For the last month, my two oldest kids and my niece practiced with a crew of local thespians to put on a rousing performance of “Beauty Is a Beast” and other “Fairytales with a Twist” at The Tin Shop Theatre in Buchanan. Under the guidance of Director Kelly Carlin (Aunt Kelly to my kids) and Stage Manager Megan Goodrich, thirty kids ranging in age from 4 to 20 were coached and corralled into an impressive cast list bursting with enthusiasm and talent. Have you ever hosted a kid birthday party and attempted to direct the group of invited youngsters in the playing of an organized game or a coordinated activity? Now imagine doing that every night for a month. Throw in wardrobe changes, memorized lines, and a packed audience and you will get some sense of the enormity of their task. Forget the pretend magic playing out on stage, the real wizardry takes place behind the curtain by two ladies dressed in black and whispering instructions to adolescent actors waiting in the wings.
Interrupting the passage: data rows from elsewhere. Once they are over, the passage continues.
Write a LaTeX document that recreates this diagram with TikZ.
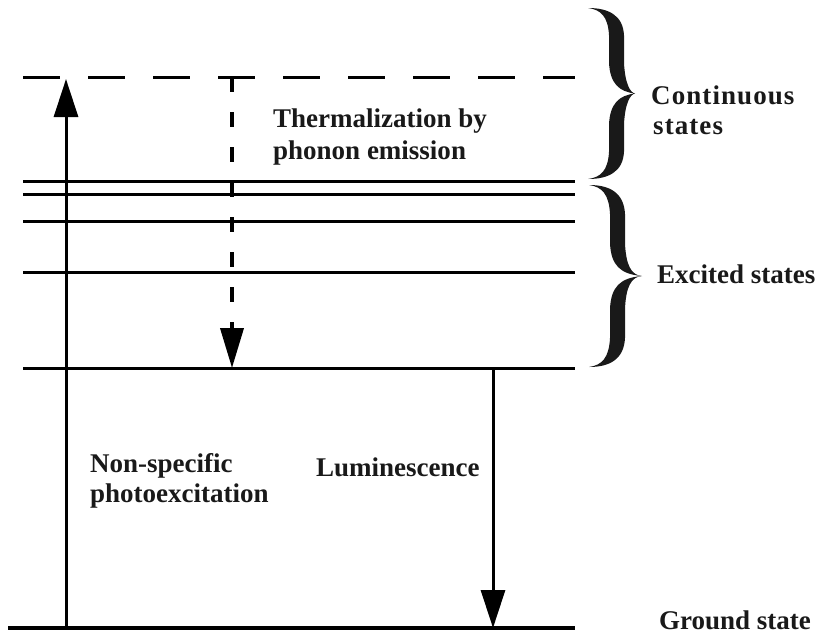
\documentclass[tikz,border=0pt]{standalone}
\usepackage{fontspec}
\setmainfont{Liberation Serif}
\usetikzlibrary{arrows.meta}
\newcommand\calbrace[4]{%
  \begin{scope}[shift={(#1,#2)},yscale=#3]
    \fill[bracecol] (0,0) .. controls (20,0) and (35,0.04) .. (36,0.16) -- (36,0.32)
      .. controls (37,0.44) and (42,0.495) .. (#4,0.5)
      .. controls (42,0.505) and (37,0.56) .. (36,0.68) -- (36,0.84)
      .. controls (35,0.96) and (20,1) .. (0,1)
      .. controls (13,0.99) and (20,0.95) .. (21,0.84) -- (21,0.68)
      .. controls (22,0.56) and (31,0.51) .. (#4,0.5)
      .. controls (31,0.49) and (22,0.44) .. (21,0.32) -- (21,0.16)
      .. controls (20,0.05) and (13,0.01) .. (0,0) -- cycle;
  \end{scope}}
\begin{document}
\begin{tikzpicture}[x=1pt,y=-1pt,
  level/.style={line width=3pt,draw=black},
  groundlvl/.style={line width=4pt,draw=black},
  arr/.style={line width=3pt,draw=black,-{Triangle[length=38pt,width=24pt,fill=black]}},
  darr/.style={line width=3.8pt,draw=black,dash pattern=on 15pt off 20pt,-{Triangle[length=40pt,width=23pt,fill=black]}},
  lbl/.style={anchor=base west,inner sep=0pt,font=\fontsize{27}{31}\selectfont\bfseries,text=black!90},
  lblsp/.style={lbl,font=\fontsize{27}{31}\selectfont\bfseries\addfontfeatures{LetterSpace=4}},
  bracecol/.style={black!90}]
\useasboundingbox (0,0) rectangle (821,637);
% level end points
\coordinate (c0L) at (23,77);  \coordinate (c0R) at (575,77);
\coordinate (e1L) at (23,181); \coordinate (e1R) at (575,181);
\coordinate (e2L) at (23,194); \coordinate (e2R) at (575,194);
\coordinate (e3L) at (23,221); \coordinate (e3R) at (575,221);
\coordinate (e4L) at (23,272); \coordinate (e4R) at (575,272);
\coordinate (e5L) at (23,368); \coordinate (e5R) at (575,368);
\coordinate (gL) at (8,628);   \coordinate (gR) at (575,628);
% arrow end points
\coordinate (upS) at (66,628); \coordinate (upE) at (66,79);
\coordinate (thS) at (232,77); \coordinate (thE) at (232,368);
\coordinate (luS) at (493,368); \coordinate (luE) at (493,628);
% levels
\draw[level,dash pattern=on 37pt off 28pt] (c0L) -- (c0R);
\foreach \i in {1,...,5} \draw[level] (e\i L) -- (e\i R);
\draw[groundlvl] (gL) -- (gR);
% arrows
\draw[arr] (upS) -- (upE);
\draw[darr] (thS) -- (thE);
\draw[arr] (luS) -- (luE);
% braces
\calbrace{588}{8}{171}{47}
\calbrace{589}{185}{182}{53}
% labels
\node[lbl] (therm1) at (273,127) {Thermalization by};
\node[lbl] (therm2) at (273,159) {phonon emission};
\node[lbl] (nons1) at (90,472) {Non-specific};
\node[lbl] (nons2) at (90,502) {photoexcitation};
\node[lbl] (lum) at (316,476) {Luminescence};
\node[lblsp] (cont1) at (651,104) {Continuous};
\node[lblsp] (cont2) at (653,134) {states};
\node[lbl] (exc) at (657,283) {Excited states};
\node[lbl] (gnd) at (659,629) {Ground state};
\end{tikzpicture}
\end{document}
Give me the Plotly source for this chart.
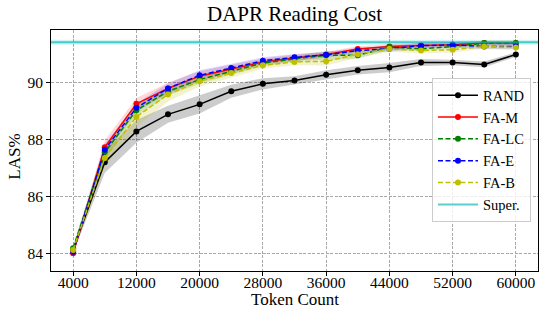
import plotly.graph_objects as go

tokens = [4000, 8000, 12000, 16000, 20000, 24000, 28000, 32000, 36000, 40000, 44000, 48000, 52000, 56000, 60000]

rand_mean = [84.14, 87.22, 88.30, 88.90, 89.25, 89.71, 89.97, 90.09, 90.29, 90.45, 90.54, 90.72, 90.72, 90.65, 91.00]
rand_sd = [0.10, 0.38, 0.40, 0.30, 0.32, 0.23, 0.20, 0.15, 0.16, 0.15, 0.16, 0.12, 0.10, 0.10, 0.08]

fam_mean = [84.02, 87.74, 89.27, 89.81, 90.24, 90.49, 90.74, 90.88, 91.00, 91.19, 91.28, 91.32, 91.34, 91.40, 91.40]
fam_sd = [0.10, 0.25, 0.20, 0.20, 0.18, 0.15, 0.12, 0.12, 0.10, 0.10, 0.08, 0.08, 0.08, 0.07, 0.07]

falc_mean = [84.20, 87.57, 89.04, 89.71, 90.12, 90.41, 90.70, 90.85, 90.97, 90.97, 91.26, 91.20, 91.28, 91.40, 91.40]
falc_sd = [0.12, 0.25, 0.20, 0.15, 0.15, 0.12, 0.12, 0.10, 0.15, 0.12, 0.10, 0.08, 0.08, 0.10, 0.10]

fae_mean = [84.08, 87.66, 89.13, 89.81, 90.27, 90.53, 90.78, 90.90, 90.99, 91.14, 91.20, 91.31, 91.34, 91.28, 91.28]
fae_sd = [0.10, 0.20, 0.15, 0.18, 0.18, 0.15, 0.12, 0.12, 0.10, 0.10, 0.10, 0.10, 0.10, 0.10, 0.10]

fab_mean = [84.14, 87.37, 88.81, 89.60, 90.06, 90.35, 90.62, 90.74, 90.76, 91.01, 91.20, 91.14, 91.17, 91.28, 91.25]
fab_sd = [0.10, 0.30, 0.35, 0.25, 0.18, 0.15, 0.12, 0.12, 0.15, 0.12, 0.10, 0.10, 0.10, 0.08, 0.08]

super_value = 91.43
super_sd = 0.09

x_range = [1200, 62800]
y_range = [83.4, 91.86]
x_ticks = [4000, 12000, 20000, 28000, 36000, 44000, 52000, 60000]
y_ticks = [84, 86, 88, 90]

FONT = "Liberation Serif"

series = [
    ("RAND", rand_mean, rand_sd, "black", "solid", "rgba(0,0,0,0.2)"),
    ("FA-M", fam_mean, fam_sd, "red", "solid", "rgba(255,0,0,0.15)"),
    ("FA-LC", falc_mean, falc_sd, "green", "5px,2.5px", "rgba(0,128,0,0.15)"),
    ("FA-E", fae_mean, fae_sd, "blue", "5px,2.5px", "rgba(0,0,255,0.15)"),
    ("FA-B", fab_mean, fab_sd, "#bfbf00", "5px,2.5px", "rgba(191,191,0,0.2)"),
]

fig = go.Figure()

# Super. band
fig.add_trace(go.Scatter(x=x_range, y=[super_value + super_sd] * 2, mode="lines",
                         line=dict(width=0), showlegend=False, hoverinfo="skip"))
fig.add_trace(go.Scatter(x=x_range, y=[super_value - super_sd] * 2, mode="lines",
                         line=dict(width=0), fill="tonexty", fillcolor="rgba(0,191,191,0.18)",
                         showlegend=False, hoverinfo="skip"))

for name, m, s, col, dash, fcol in series:
    up = [a + b for a, b in zip(m, s)]
    lo = [a - b for a, b in zip(m, s)]
    fig.add_trace(go.Scatter(x=tokens, y=up, mode="lines", line=dict(width=0),
                             showlegend=False, hoverinfo="skip", legendgroup=name))
    fig.add_trace(go.Scatter(x=tokens, y=lo, mode="lines", line=dict(width=0),
                             fill="tonexty", fillcolor=fcol, showlegend=False,
                             hoverinfo="skip", legendgroup=name))

for name, m, s, col, dash, fcol in series:
    fig.add_trace(go.Scatter(x=tokens, y=m, mode="lines+markers", name=name,
                             line=dict(color=col, width=1.5, dash=dash),
                             marker=dict(color=col, size=6), legendgroup=name))

fig.add_trace(go.Scatter(x=x_range, y=[super_value] * 2, mode="lines", name="Super.",
                         line=dict(color="rgba(0,180,180,0.65)", width=2), legendgroup="Super."))

axis_common = dict(
    showline=True, linecolor="black", linewidth=1, mirror=True,
    ticks="outside", ticklen=4, tickcolor="black", tickwidth=1,
    showgrid=True, gridcolor="#a8a8a8", gridwidth=0.8, griddash="3px,1.5px",
    zeroline=False, tickfont=dict(family=FONT, size=15.5, color="black"),
    automargin=False,
)

plot_l, plot_r, plot_t, plot_b = 51, 538, 30, 271

fig.update_layout(
    width=540, height=311,
    margin=dict(l=plot_l, r=540 - plot_r, t=plot_t, b=311 - plot_b, autoexpand=False),
    paper_bgcolor="white", plot_bgcolor="white",
    font=dict(family=FONT, color="black"),
    title=dict(text="DAPR Reading Cost", font=dict(family=FONT, size=21, color="black"),
               x=0.5, xref="paper", xanchor="center", y=0.955, yref="container", yanchor="middle",
               automargin=False),
    xaxis=dict(range=x_range, tickvals=x_ticks, ticktext=[str(t) for t in x_ticks],
               ticklabelstandoff=-7, **axis_common),
    yaxis=dict(range=y_range, tickvals=y_ticks, ticktext=[str(t) for t in y_ticks],
               **axis_common),
    annotations=[
        dict(text="Token Count", xref="paper", yref="paper", x=0.5,
             y=(plot_b - 311) / (plot_b - plot_t), showarrow=False,
             font=dict(family=FONT, size=17, color="black"), xanchor="center", yanchor="bottom"),
        dict(text="LAS%", xref="paper", yref="paper", x=(15 - plot_l) / (plot_r - plot_l),
             y=(plot_b - 156.7) / (plot_b - plot_t), showarrow=False, textangle=-90,
             font=dict(family=FONT, size=17, color="black"), xanchor="center", yanchor="middle"),
    ],
    legend=dict(x=0.9856, y=0.8, xanchor="right", yanchor="top",
                bgcolor="rgba(255,255,255,0.8)", bordercolor="#cccccc", borderwidth=1,
                font=dict(family=FONT, size=14.5, color="black"), tracegroupgap=0,
                itemwidth=40, entrywidth=52),
    showlegend=True,
)

fig.write_html("out.html", config={"displayModeBar": False},
               post_script="document.body.style.margin='0';document.body.style.overflow='hidden';")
It’s a pretty amazing thing to see your kid on a stage, illuminated by the spotlight and pretending to be somebody else. Logically you know that this is the child you tuck into bed every night, but every few minutes you catch yourself believing that this character is authentic and this story line is real. It’s a transformative experience for them too. My sweet little niece Gracie, often shy in “real life,” took the stage every night with poise and confidence and impressed all of us with her natural acting abilities. Typically the last to volunteer, she was the first to raise her hand to try out during auditions and the concept of stage fright doesn’t appear to be on her radar. My son, an actor since birth, has found an even larger stage than his YouTube channel provides and relishes the feedback from the audience. And my daughter, a five-year-old fashionista, well she finally found an acceptable excuse to wear makeup. Watching her backstage as the older girls apply mascara to her baby lashes and lipstick to her pursed out lips, I’m thankful that she is growing up surrounded by accomplished young ladies who demonstrate character and radiate talent. They are all experiencing a sense of camaraderie that is so special for children their age and I am forever grateful for the older kids who have taken my three under their wings.
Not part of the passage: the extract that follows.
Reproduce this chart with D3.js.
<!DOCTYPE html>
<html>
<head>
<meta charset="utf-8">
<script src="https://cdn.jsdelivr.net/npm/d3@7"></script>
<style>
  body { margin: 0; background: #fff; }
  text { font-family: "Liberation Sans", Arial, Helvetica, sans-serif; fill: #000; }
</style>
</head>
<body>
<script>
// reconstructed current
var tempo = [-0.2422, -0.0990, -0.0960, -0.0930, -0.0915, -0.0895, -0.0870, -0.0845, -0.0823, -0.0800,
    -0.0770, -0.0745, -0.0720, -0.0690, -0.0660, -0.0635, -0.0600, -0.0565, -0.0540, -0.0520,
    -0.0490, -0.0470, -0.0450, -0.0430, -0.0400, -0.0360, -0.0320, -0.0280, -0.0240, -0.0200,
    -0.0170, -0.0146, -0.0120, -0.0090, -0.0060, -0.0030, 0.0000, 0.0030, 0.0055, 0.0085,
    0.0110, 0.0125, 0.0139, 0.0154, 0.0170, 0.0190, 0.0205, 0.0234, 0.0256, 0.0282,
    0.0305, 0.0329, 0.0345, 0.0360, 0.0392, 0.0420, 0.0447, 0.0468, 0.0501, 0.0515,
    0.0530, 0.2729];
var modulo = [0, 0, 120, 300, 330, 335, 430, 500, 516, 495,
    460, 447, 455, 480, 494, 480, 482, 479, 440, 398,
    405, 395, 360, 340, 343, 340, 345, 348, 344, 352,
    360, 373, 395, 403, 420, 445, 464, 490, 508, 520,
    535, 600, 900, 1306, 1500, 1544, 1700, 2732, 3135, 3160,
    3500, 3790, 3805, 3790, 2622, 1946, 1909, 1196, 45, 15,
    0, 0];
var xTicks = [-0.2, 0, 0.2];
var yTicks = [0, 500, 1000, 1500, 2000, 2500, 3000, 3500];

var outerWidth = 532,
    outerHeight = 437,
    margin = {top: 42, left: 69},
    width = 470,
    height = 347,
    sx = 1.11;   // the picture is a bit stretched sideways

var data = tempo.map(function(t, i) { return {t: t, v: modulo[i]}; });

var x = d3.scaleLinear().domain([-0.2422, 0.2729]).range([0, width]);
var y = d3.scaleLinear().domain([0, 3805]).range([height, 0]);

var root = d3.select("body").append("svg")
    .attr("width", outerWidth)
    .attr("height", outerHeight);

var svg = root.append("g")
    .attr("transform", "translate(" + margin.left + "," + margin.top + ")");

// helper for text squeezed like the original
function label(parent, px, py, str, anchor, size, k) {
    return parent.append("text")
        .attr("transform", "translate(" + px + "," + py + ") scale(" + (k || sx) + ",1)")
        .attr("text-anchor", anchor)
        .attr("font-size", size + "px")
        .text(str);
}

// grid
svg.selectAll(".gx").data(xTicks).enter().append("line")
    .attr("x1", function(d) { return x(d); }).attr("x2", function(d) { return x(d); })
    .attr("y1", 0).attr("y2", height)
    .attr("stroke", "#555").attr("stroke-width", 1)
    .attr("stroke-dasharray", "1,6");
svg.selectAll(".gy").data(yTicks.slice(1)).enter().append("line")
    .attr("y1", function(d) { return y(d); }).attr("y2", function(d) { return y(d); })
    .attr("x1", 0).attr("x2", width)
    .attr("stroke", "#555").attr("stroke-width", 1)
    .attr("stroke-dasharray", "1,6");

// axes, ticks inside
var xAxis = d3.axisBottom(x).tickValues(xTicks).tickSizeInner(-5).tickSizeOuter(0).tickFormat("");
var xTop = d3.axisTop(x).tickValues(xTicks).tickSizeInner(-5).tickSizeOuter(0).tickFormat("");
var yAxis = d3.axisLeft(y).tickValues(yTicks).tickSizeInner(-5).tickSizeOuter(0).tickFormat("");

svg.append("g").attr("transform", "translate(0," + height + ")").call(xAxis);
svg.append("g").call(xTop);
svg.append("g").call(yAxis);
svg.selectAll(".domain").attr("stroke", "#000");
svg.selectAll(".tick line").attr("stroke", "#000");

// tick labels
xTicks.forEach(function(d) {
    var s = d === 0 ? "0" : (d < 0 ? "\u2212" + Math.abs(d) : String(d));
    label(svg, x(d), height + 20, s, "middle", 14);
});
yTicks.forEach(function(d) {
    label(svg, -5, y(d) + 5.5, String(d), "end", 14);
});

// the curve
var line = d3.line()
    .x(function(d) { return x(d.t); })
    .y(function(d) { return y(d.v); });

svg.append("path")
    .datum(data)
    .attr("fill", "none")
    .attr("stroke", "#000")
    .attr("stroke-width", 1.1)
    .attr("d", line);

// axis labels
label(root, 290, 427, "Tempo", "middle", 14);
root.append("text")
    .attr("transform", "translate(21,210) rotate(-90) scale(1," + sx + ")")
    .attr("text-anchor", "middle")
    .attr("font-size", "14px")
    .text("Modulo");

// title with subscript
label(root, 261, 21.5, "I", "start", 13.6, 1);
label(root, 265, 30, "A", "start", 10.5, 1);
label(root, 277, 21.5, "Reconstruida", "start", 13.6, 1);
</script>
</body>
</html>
And speaking of the older kids, I’m not even sure how to express my wide range of amazement for their abilities. These are teenagers who willingly put on wigs and ridiculous costumes and walk out on stage in front of family and friends and, more importantly, other kids their own age. Conventional wisdom would suggest that kids in this age group would rather walk off a cliff than risk an embarrassing incident in front of their peers, however these kids aren’t your typical teens. They are self-assured and brave, feeding on the palpable support of their cast members and fueled by the electricity of a performance under the lights. They fight back the nerves and step out onto the stage, knowing that the experience is worth the anxiety. It is encouraging to see so much raw talent concentrated into one group of kids and refreshing to see how humbly and graciously they accept their nightly accolades. They are the leaders of our next generation, the ones who will put in the work and get the job done. The ones who will take risks for new discoveries and encourage others to do the same. I’m confident that their futures will hold many more performances deserving of our applause.
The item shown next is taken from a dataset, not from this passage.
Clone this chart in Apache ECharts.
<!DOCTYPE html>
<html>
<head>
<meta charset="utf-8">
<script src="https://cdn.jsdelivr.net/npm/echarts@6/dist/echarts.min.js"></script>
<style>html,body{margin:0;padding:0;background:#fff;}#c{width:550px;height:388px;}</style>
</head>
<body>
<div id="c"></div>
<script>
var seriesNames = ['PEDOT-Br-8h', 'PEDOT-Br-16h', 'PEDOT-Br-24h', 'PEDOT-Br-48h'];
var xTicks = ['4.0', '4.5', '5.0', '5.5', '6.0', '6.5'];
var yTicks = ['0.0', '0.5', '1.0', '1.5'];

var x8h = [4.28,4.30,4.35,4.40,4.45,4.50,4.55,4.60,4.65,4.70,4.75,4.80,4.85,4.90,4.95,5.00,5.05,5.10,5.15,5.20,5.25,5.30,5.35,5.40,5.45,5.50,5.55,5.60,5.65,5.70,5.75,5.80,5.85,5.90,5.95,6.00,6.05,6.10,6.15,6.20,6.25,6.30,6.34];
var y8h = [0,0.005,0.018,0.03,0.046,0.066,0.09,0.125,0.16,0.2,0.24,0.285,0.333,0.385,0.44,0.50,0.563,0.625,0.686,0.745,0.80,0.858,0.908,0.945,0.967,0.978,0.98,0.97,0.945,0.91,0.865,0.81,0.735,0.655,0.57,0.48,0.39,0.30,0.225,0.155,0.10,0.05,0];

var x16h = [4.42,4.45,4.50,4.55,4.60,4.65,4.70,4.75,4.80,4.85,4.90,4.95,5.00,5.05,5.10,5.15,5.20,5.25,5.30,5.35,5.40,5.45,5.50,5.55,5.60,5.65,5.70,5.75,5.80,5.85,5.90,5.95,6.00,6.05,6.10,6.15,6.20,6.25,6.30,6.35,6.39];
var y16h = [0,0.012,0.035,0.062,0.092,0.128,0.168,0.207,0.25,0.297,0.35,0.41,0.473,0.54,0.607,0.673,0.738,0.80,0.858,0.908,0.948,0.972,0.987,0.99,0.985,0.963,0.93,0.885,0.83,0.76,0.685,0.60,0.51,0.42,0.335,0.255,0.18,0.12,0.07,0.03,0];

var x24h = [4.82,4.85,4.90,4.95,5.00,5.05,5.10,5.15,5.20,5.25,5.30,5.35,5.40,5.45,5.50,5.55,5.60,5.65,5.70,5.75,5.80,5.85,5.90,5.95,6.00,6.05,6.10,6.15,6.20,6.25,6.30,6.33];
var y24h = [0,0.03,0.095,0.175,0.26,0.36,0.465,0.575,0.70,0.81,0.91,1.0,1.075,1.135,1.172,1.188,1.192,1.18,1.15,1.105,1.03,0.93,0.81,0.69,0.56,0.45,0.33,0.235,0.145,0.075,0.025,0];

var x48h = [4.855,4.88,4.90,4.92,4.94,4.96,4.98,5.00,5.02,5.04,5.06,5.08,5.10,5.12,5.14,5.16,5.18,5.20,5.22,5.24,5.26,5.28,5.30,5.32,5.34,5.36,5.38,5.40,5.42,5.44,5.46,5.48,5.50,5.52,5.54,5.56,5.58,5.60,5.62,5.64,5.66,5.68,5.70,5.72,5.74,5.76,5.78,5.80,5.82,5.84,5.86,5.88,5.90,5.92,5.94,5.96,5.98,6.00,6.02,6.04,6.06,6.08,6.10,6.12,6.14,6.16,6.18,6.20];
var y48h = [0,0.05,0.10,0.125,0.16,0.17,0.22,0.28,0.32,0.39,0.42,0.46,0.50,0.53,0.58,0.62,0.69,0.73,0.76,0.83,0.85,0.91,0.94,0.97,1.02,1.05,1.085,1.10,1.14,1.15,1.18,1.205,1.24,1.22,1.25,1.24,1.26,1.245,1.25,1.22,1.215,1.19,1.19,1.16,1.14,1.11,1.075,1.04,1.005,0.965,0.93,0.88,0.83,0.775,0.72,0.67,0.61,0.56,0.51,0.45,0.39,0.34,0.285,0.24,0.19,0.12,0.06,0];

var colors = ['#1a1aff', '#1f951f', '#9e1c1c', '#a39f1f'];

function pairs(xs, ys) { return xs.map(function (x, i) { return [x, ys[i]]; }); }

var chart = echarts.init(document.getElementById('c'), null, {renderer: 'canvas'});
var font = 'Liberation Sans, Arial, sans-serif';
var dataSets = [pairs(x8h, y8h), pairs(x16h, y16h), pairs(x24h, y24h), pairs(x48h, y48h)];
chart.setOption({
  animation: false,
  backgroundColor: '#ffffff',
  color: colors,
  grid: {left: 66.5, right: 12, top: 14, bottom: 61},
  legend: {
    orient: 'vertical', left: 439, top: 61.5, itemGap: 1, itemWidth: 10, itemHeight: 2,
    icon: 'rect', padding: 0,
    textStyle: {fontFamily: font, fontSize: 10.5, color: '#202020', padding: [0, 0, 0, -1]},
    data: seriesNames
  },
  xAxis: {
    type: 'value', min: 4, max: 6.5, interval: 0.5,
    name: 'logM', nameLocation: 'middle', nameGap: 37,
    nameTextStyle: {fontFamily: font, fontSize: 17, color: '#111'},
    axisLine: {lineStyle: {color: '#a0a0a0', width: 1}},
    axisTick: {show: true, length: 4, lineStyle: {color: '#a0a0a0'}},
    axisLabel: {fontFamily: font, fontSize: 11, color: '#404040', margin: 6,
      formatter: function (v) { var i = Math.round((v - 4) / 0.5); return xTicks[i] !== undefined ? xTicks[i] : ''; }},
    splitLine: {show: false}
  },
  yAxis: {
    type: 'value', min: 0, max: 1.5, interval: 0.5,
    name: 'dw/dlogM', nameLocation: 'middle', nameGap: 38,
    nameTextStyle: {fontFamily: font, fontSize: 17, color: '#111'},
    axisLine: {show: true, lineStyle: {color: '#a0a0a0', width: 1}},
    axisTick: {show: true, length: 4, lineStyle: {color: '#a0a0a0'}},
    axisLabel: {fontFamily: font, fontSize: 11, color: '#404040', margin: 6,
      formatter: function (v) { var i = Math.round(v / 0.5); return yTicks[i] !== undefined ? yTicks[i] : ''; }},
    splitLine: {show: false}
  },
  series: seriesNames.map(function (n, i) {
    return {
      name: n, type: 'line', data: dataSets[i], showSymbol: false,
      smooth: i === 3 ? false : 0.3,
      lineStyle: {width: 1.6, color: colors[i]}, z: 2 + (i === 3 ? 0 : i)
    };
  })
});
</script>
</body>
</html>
So, as they say in theatre, “That’s a wrap!” (I’m a stage mom now, so I know all about theatre lingo.) But the friendships gained during the many hours of rehearsal and the lessons learned over the course of six performances will continue long after the last guest has left the playhouse. More importantly, this experience has left me with a profound sense of urgency for the support of the performing arts for youth in our area. Budget cuts and decreased funding have crippled the abilities of school districts across the nation to provide such opportunities for their students. It is now common to see theatre classes squeezed out of the curriculum and drama departments dropped entirely. Administrators who would love to offer a wide array of performing arts programs find their hands tied by a national education movement more concerned with STEM courses (Science, Technology, Engineering, and Math) than a well-rounded student. Our schools, and our students, are suffering from a lack of enrichment opportunities. So it is up to us, the parents and the business owners and the community at large, to cultivate and encourage a community that values the performing arts. It is our responsibility to support the amazing programs that already exist in our schools (both with our dollars and our attendance) and cheer on the efforts of community members who provide similar after-school opportunities for our kids. So, as a parent and a community member, I would like to say a huge thank you to the people who work behind the scenes to provide our kids with experiences in the fields of performing arts and music and theatre and stage production. The leaders of our fine arts programs, the companion of performing arts, deserve our appreciation and recognition as well. In a world filled with harsh realities and devastating news headlines, we should all work together to support the sanctity and beauty that an art-enriched life can provide for our children and encourage them to jump into a fairytale and escape to a far-away land of make-believe, if only for a few hours.